Cooperation in the New Congress

Via the Mexico Institute, Alejandro Schtulmann has a new take on the post-election landscape in Mexico:
For some time now a number of analysts have suggested that the strengthening of the PRI in Congress would imperil Calderon's reform agenda or prevent structural reforms from being passed. However, this type of speculation is faulty on a number of grounds.

After its momentous defeat in the 2006 Presidential and Congressional elections, the PRI learned that adopting a negative role in Congress (i.e. blocking the government's initiatives, publicly confronting the Executive) was a key factor behind its demise. But the party rectified. It might not have reinvented itself, as many of its members demanded, but it has rebuilt its discipline and adopted a hands-on, constructive role in Congress.
Speaking as someone who's done some speculating along the lines of what Schtulmann is talking about, I think he's right to say that PRI obstructionism isn't a foregone conclusion. However, he basically commits the same error in assuming that the PRI will be cooperative because they learned their lesson in 2006. First of all, the PRI's devastating loss in 2006 had a lot more to do with Madrazo than it did with its behavior in Congress during the Fox years. Futhermore, a just as likely scenario is that the PRI thinks that letting the economy suffer a bit more, blaming the damage on the PAN, denying Calderón any final feathers in his cap, and nominating a more broadly appealing candidate in 2012 than Madrazo is the path back to power.
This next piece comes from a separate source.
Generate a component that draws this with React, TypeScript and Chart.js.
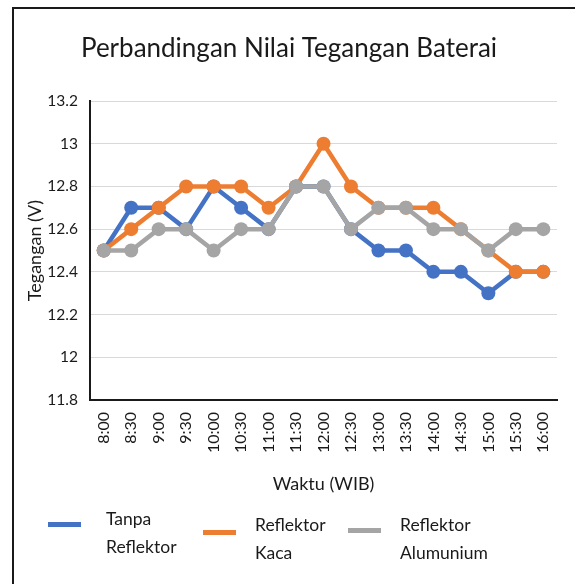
import React, { useEffect, useRef } from "react";
import { Chart, registerables } from "chart.js";

Chart.register(...registerables);

const categories = ["8:00", "8:30", "9:00", "9:30", "10:00", "10:30", "11:00", "11:30", "12:00", "12:30", "13:00", "13:30", "14:00", "14:30", "15:00", "15:30", "16:00"];
const tanpaReflektor = [12.5, 12.7, 12.7, 12.6, 12.8, 12.7, 12.6, 12.8, 12.8, 12.6, 12.5, 12.5, 12.4, 12.4, 12.3, 12.4, 12.4];
const reflektorKaca = [12.5, 12.6, 12.7, 12.8, 12.8, 12.8, 12.7, 12.8, 13.0, 12.8, 12.7, 12.7, 12.7, 12.6, 12.5, 12.4, 12.4];
const reflektorAlumunium = [12.5, 12.5, 12.6, 12.6, 12.5, 12.6, 12.6, 12.8, 12.8, 12.6, 12.7, 12.7, 12.6, 12.6, 12.5, 12.6, 12.6];

const FONT = "Lato, 'Open Sans', sans-serif";
const TEXT = "#1a1a1a";

const series = [
  { label: "Tanpa Reflektor", lines: ["Tanpa", "Reflektor"], data: tanpaReflektor, color: "#4472C4", order: 3 },
  { label: "Reflektor Kaca", lines: ["Reflektor", "Kaca"], data: reflektorKaca, color: "#ED7D31", order: 2 },
  { label: "Reflektor Alumunium", lines: ["Reflektor", "Alumunium"], data: reflektorAlumunium, color: "#A5A5A5", order: 1 },
];

const legendPos = [
  { lineX: 48, lineY: 524, textX: 106, textY: 505 },
  { lineX: 203, lineY: 532, textX: 255, textY: 511 },
  { lineX: 348, lineY: 530, textX: 400, textY: 511 },
];

export default function App() {
  const ref = useRef<HTMLCanvasElement | null>(null);

  useEffect(() => {
    if (!ref.current) return;
    const chart = new Chart(ref.current, {
      type: "line",
      data: {
        labels: categories,
        datasets: series.map((s) => ({
          label: s.label,
          data: s.data,
          borderColor: s.color,
          backgroundColor: s.color,
          pointBackgroundColor: s.color,
          pointBorderColor: s.color,
          pointBorderWidth: 0,
          pointRadius: 7,
          borderWidth: 4.5,
          borderJoinStyle: "round" as const,
          borderCapStyle: "round" as const,
          tension: 0,
          order: s.order,
        })),
      },
      options: {
        animation: false,
        responsive: false,
        maintainAspectRatio: false,
        layout: { padding: { left: 20, right: 17, top: 33, bottom: 89 } },
        plugins: {
          legend: { display: false },
          tooltip: { enabled: false },
          title: {
            display: true,
            text: "Perbandingan Nilai Tegangan Baterai",
            color: TEXT,
            font: { family: FONT, size: 26, weight: "normal" },
            padding: { top: 0, bottom: 36.8 },
          },
        },
        scales: {
          x: {
            type: "category",
            offset: true,
            grid: { display: false, drawTicks: false },
            border: { display: true, color: "#1a1a1a", width: 2 },
            ticks: {
              color: TEXT,
              font: { family: FONT, size: 16 },
              minRotation: 90,
              maxRotation: 90,
              padding: 12,
              autoSkip: false,
            },
            title: {
              display: true,
              text: "Waktu (WIB)",
              color: TEXT,
              font: { family: FONT, size: 18 },
              padding: { top: 0, bottom: 0 },
            },
            afterFit: (scale: any) => {
              scale.height = 95;
            },
          },
          y: {
            min: 11.8,
            max: 13.2,
            grid: { color: "#D9D9D9", lineWidth: 1, drawTicks: false },
            border: { display: true, color: "#1a1a1a", width: 2 },
            ticks: {
              stepSize: 0.2,
              color: TEXT,
              font: { family: FONT, size: 15.5 },
              padding: 12,
              callback: (v: any) => String(Math.round(Number(v) * 10) / 10),
            },
            title: {
              display: true,
              text: "Tegangan (V)",
              color: TEXT,
              font: { family: FONT, size: 18 },
              padding: { top: 4, bottom: 4 },
            },
            afterFit: (scale: any) => {
              scale.width = 70;
            },
          },
        },
      },
    });
    return () => chart.destroy();
  }, []);

  return (
    <div style={{ position: "absolute", left: 0, top: 0, width: 575, height: 584, background: "#fff", overflow: "hidden" }}>
      <canvas ref={ref} width={575} height={584} style={{ position: "absolute", left: 0, top: 0, width: 575, height: 584 }} />
      <div
        style={{
          position: "absolute",
          left: 12,
          top: 7,
          width: 575 - 12,
          height: 584 - 7,
          borderTop: "2px solid #1a1a1a",
          borderLeft: "2px solid #1a1a1a",
          boxSizing: "border-box",
          pointerEvents: "none",
        }}
      />
      {series.map((s, i) => (
        <React.Fragment key={s.label}>
          <div
            style={{
              position: "absolute",
              left: legendPos[i].lineX,
              top: legendPos[i].lineY - 2.5,
              width: 33,
              height: 5,
              background: s.color,
            }}
          />
          <div
            style={{
              position: "absolute",
              left: legendPos[i].textX,
              top: legendPos[i].textY,
              fontFamily: FONT,
              fontSize: 17.5,
              lineHeight: "28px",
              color: TEXT,
              whiteSpace: "nowrap",
            }}
          >
            {s.lines.map((t) => (
              <div key={t}>{t}</div>
            ))}
          </div>
        </React.Fragment>
      ))}
    </div>
  );
}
The point is, we don't know. Whether or not the PRI will behave cooperatively, whether or not the PAN can rebuild a professional relationship with PRI leaders after months of kidney shots from Germán Martínez, those are the gigantic question marks going forward, and it's a mistake to write with anything resembling certainty about these possibilities. We simply don't know.

I also think it's a mistake (one I have made, I hasten to add) to say that the PRI has been absolutely cooperative for the past three years, whereas it was entirely uncooperative before, as though they were mutually exclusive, binary conditions. The oil reform passed, but it was a lot more superficial than it would have been with a PAN majority. Cooperation doesn't necessarily mean Calderón's agenda is advanced. Furthermore, during the Fox years no major reforms were passed, but I believe most of the bills he introduced were in fact passed. (I may be wrong about that and I can't find a link, but I remember reading a companion to this piece from December in Milenio that supported the above statement.)